* [GOAL]:
Reproduce, character for character, the lines below from the first through the one with "import seaborn as sns". Leave pictures out.

* [MATERIAL PROVIDED]:
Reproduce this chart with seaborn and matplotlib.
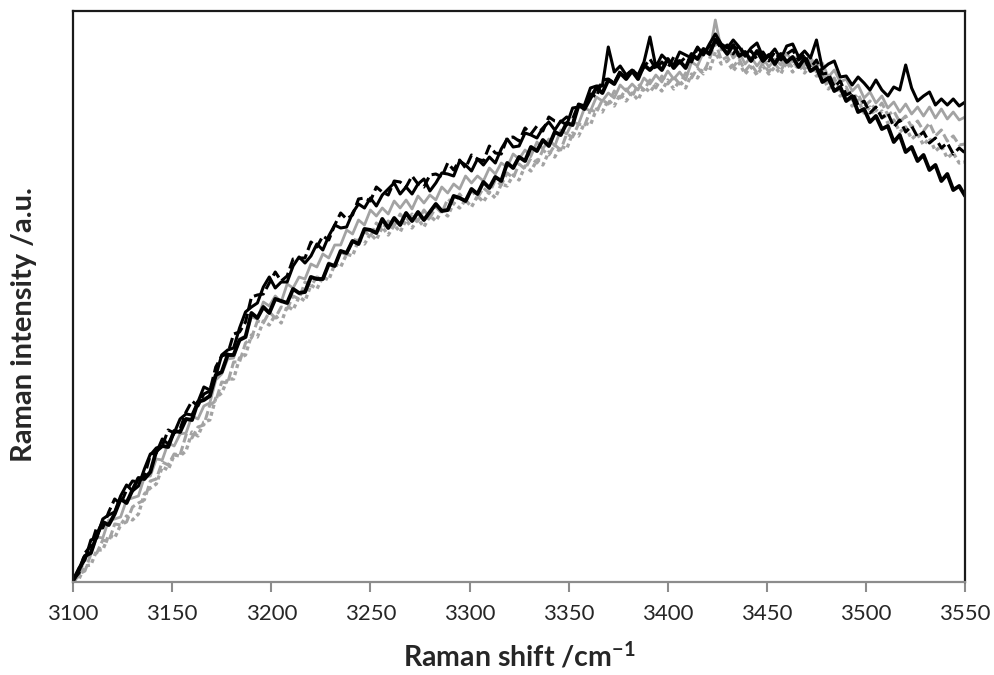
import numpy as np
import pandas as pd
import matplotlib
matplotlib.use("Agg")
import matplotlib.pyplot as plt
import seaborn as sns

# Raman shift axis (cm-1), sampled every 3 cm-1 from 3100 to 3550
shift = list(range(3100, 3551, 3))

# O-H stretching band intensities (arbitrary units), one list per spectrum
black_solid = [
    2, 14, 22, 42, 44, 63, 67, 70, 86, 97,
    91, 96, 113, 128, 129, 143, 138, 149, 163, 168,
    167, 180, 195, 192, 206, 227, 232, 234, 254, 270,
    275, 279, 295, 305, 294, 300, 300, 316, 325, 319,
    326, 338, 332, 346, 357, 354, 355, 369, 378, 374,
    384, 376, 387, 393, 399, 388, 395, 388, 398, 403,
    391, 399, 409, 408, 406, 421, 417, 411, 423, 417,
    425, 419, 433, 443, 435, 436, 449, 447, 444, 454,
    460, 452, 461, 457, 474, 475, 477, 494, 496, 496,
    535, 510, 516, 507, 512, 507, 520, 545, 515, 527,
    521, 517, 530, 527, 524, 535, 527, 538, 548, 538,
    534, 542, 535, 526, 534, 539, 525, 526, 533, 523,
    536, 538, 525, 531, 524, 542, 513, 518, 521, 505,
    506, 497, 505, 499, 492, 502, 492, 486, 495, 492,
    517, 494, 481, 486, 490, 477, 483, 477, 483, 476,
    480,
]
black_dashed = [
    2, 9, 29, 36, 55, 54, 70, 83, 78, 92,
    101, 100, 106, 127, 134, 136, 152, 149, 153, 170,
    181, 176, 188, 191, 215, 226, 228, 248, 250, 260,
    285, 287, 288, 299, 310, 301, 306, 323, 324, 324,
    340, 335, 346, 342, 357, 369, 363, 367, 383, 384,
    381, 395, 390, 387, 401, 400, 395, 406, 398, 395,
    407, 408, 405, 419, 412, 422, 414, 427, 423, 421,
    436, 429, 428, 444, 445, 441, 454, 448, 456, 451,
    465, 461, 460, 465, 463, 478, 476, 488, 485, 502,
    503, 499, 511, 505, 513, 505, 515, 523, 513, 520,
    514, 525, 519, 525, 520, 534, 528, 536, 543, 533,
    537, 528, 537, 526, 531, 523, 530, 521, 530, 522,
    528, 532, 522, 528, 514, 522, 508, 509, 495, 501,
    487, 490, 477, 481, 469, 475, 464, 469, 455, 462,
    450, 456, 445, 450, 439, 444, 434, 439, 428, 434,
    429,
]
black_thick = [
    1, 12, 26, 29, 47, 60, 57, 68, 83, 79,
    92, 104, 103, 110, 131, 136, 135, 151, 150, 163,
    162, 180, 182, 186, 207, 210, 227, 227, 242, 245,
    269, 264, 275, 269, 283, 281, 279, 293, 289, 290,
    305, 303, 303, 318, 316, 331, 329, 341, 338, 353,
    352, 349, 363, 354, 364, 357, 369, 361, 370, 362,
    370, 378, 371, 372, 386, 384, 381, 393, 388, 400,
    394, 405, 401, 419, 414, 425, 421, 435, 431, 442,
    436, 450, 447, 459, 457, 477, 473, 484, 494, 489,
    502, 498, 509, 503, 511, 503, 517, 512, 518, 512,
    523, 514, 521, 514, 528, 523, 533, 528, 542, 536,
    528, 537, 526, 530, 521, 531, 521, 527, 518, 528,
    520, 525, 515, 524, 511, 515, 500, 504, 491, 495,
    481, 486, 470, 473, 460, 466, 453, 456, 440, 447,
    430, 435, 421, 427, 412, 417, 401, 408, 392, 396,
    386,
]
gray_solid = [
    0, 6, 24, 29, 45, 44, 62, 63, 65, 82,
    84, 86, 105, 106, 123, 122, 139, 136, 148, 149,
    166, 163, 176, 179, 202, 208, 223, 224, 243, 246,
    265, 263, 280, 276, 286, 280, 298, 294, 305, 303,
    318, 315, 328, 324, 337, 337, 352, 348, 362, 357,
    372, 366, 374, 368, 381, 374, 382, 373, 386, 379,
    387, 382, 395, 389, 398, 393, 406, 399, 406, 401,
    414, 408, 419, 415, 428, 423, 432, 426, 440, 433,
    443, 436, 452, 448, 460, 458, 474, 471, 485, 481,
    489, 484, 497, 491, 498, 492, 504, 498, 507, 500,
    511, 503, 510, 502, 520, 516, 530, 528, 562, 532,
    536, 524, 530, 518, 525, 516, 524, 515, 523, 517,
    529, 520, 527, 517, 524, 516, 519, 505, 512, 500,
    503, 491, 497, 484, 490, 479, 486, 474, 480, 470,
    478, 468, 475, 466, 475, 464, 473, 463, 470, 462,
    465,
]
gray_dashed = [
    0, 8, 11, 28, 29, 42, 40, 58, 57, 60,
    75, 79, 82, 101, 103, 120, 117, 128, 127, 147,
    144, 155, 157, 177, 181, 200, 199, 220, 220, 239,
    244, 261, 259, 270, 264, 275, 273, 286, 283, 300,
    296, 305, 303, 319, 316, 330, 327, 343, 341, 351,
    345, 359, 353, 361, 356, 368, 361, 368, 361, 372,
    364, 375, 369, 383, 378, 388, 380, 392, 384, 394,
    389, 402, 397, 409, 404, 418, 413, 424, 419, 432,
    427, 437, 432, 448, 445, 458, 456, 472, 470, 482,
    478, 491, 484, 493, 485, 498, 492, 502, 494, 506,
    498, 505, 498, 509, 504, 514, 508, 523, 540, 522,
    525, 515, 523, 511, 518, 509, 519, 510, 518, 511,
    523, 514, 523, 513, 520, 510, 511, 498, 504, 491,
    495, 482, 488, 475, 481, 471, 479, 467, 471, 460,
    466, 455, 461, 451, 459, 446, 452, 441, 446, 437,
    438,
]
gray_dotted = [
    0, 3, 16, 17, 32, 32, 47, 44, 57, 66,
    62, 68, 88, 94, 98, 115, 112, 127, 126, 131,
    150, 146, 160, 162, 184, 189, 203, 203, 224, 227,
    247, 245, 261, 257, 267, 259, 276, 272, 285, 281,
    297, 293, 305, 302, 318, 315, 328, 326, 342, 338,
    348, 342, 355, 347, 357, 350, 362, 354, 363, 355,
    366, 361, 371, 366, 379, 374, 382, 375, 386, 380,
    390, 384, 398, 396, 407, 402, 416, 411, 422, 417,
    430, 425, 436, 433, 449, 446, 459, 457, 473, 470,
    482, 476, 488, 481, 489, 482, 495, 490, 498, 491,
    502, 493, 501, 494, 508, 504, 515, 511, 530, 518,
    521, 511, 519, 508, 515, 507, 516, 508, 515, 508,
    520, 510, 518, 509, 517, 506, 507, 493, 499, 486,
    490, 476, 482, 469, 475, 464, 471, 459, 462, 450,
    455, 443, 448, 437, 444, 431, 436, 424, 429, 419,
    420,
]

x_ticks = [3100, 3150, 3200, 3250, 3300, 3350, 3400, 3450, 3500, 3550]

sns.set_style("white")
plt.rcParams["font.family"] = ["Lato", "DejaVu Sans"]
plt.rcParams["mathtext.default"] = "regular"

fig = plt.figure(figsize=(9.95, 6.75), dpi=100)
ax = fig.add_axes([0.0734, 0.1378, 0.8966, 0.8459])

GRAY = "#a3a3a3"
spectra = [
    (gray_dotted, GRAY, (0, (1.2, 1.0)), 2.4),
    (gray_dashed, GRAY, (0, (3.0, 1.2)), 2.2),
    (gray_solid, GRAY, "-", 2.0),
    (black_dashed, "black", (0, (3.5, 1.5)), 2.2),
    (black_thick, "black", "-", 2.8),
    (black_solid, "black", "-", 2.2),
]
for values, color, ls, lw in spectra:
    df = pd.DataFrame({"shift": shift, "intensity": values})
    sns.lineplot(data=df, x="shift", y="intensity", ax=ax, color=color,
                 linestyle=ls, linewidth=lw, legend=False)

ax.set_xlim(3100, 3550)
ax.set_ylim(0, 571)
ax.set_xticks(x_ticks)
ax.set_xticklabels([str(t) for t in x_ticks])
ax.set_yticks([])

for side in ["left", "top", "right"]:
    ax.spines[side].set_color("#1a1a1a")
    ax.spines[side].set_linewidth(1.6)
ax.spines["bottom"].set_color("#8c8c8c")
ax.spines["bottom"].set_linewidth(1.6)

ax.tick_params(axis="x", direction="out", length=7, width=1.5, color="#8c8c8c",
               labelsize=16, pad=9, bottom=True)

ax.set_xlabel("Raman shift /cm$^{-1}$", fontsize=20.5, fontweight="bold", labelpad=12)
ax.set_ylabel("Raman intensity /a.u.", fontsize=21, fontweight="bold")
ax.yaxis.set_label_coords(-0.040, 0.45)

fig.savefig("out.png", dpi=100, facecolor="white")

* [WRITTEN ANSWER]:
Reproduce this chart with seaborn and matplotlib.
import numpy as np
import pandas as pd
import matplotlib
matplotlib.use("Agg")
import matplotlib.pyplot as plt
import seaborn as sns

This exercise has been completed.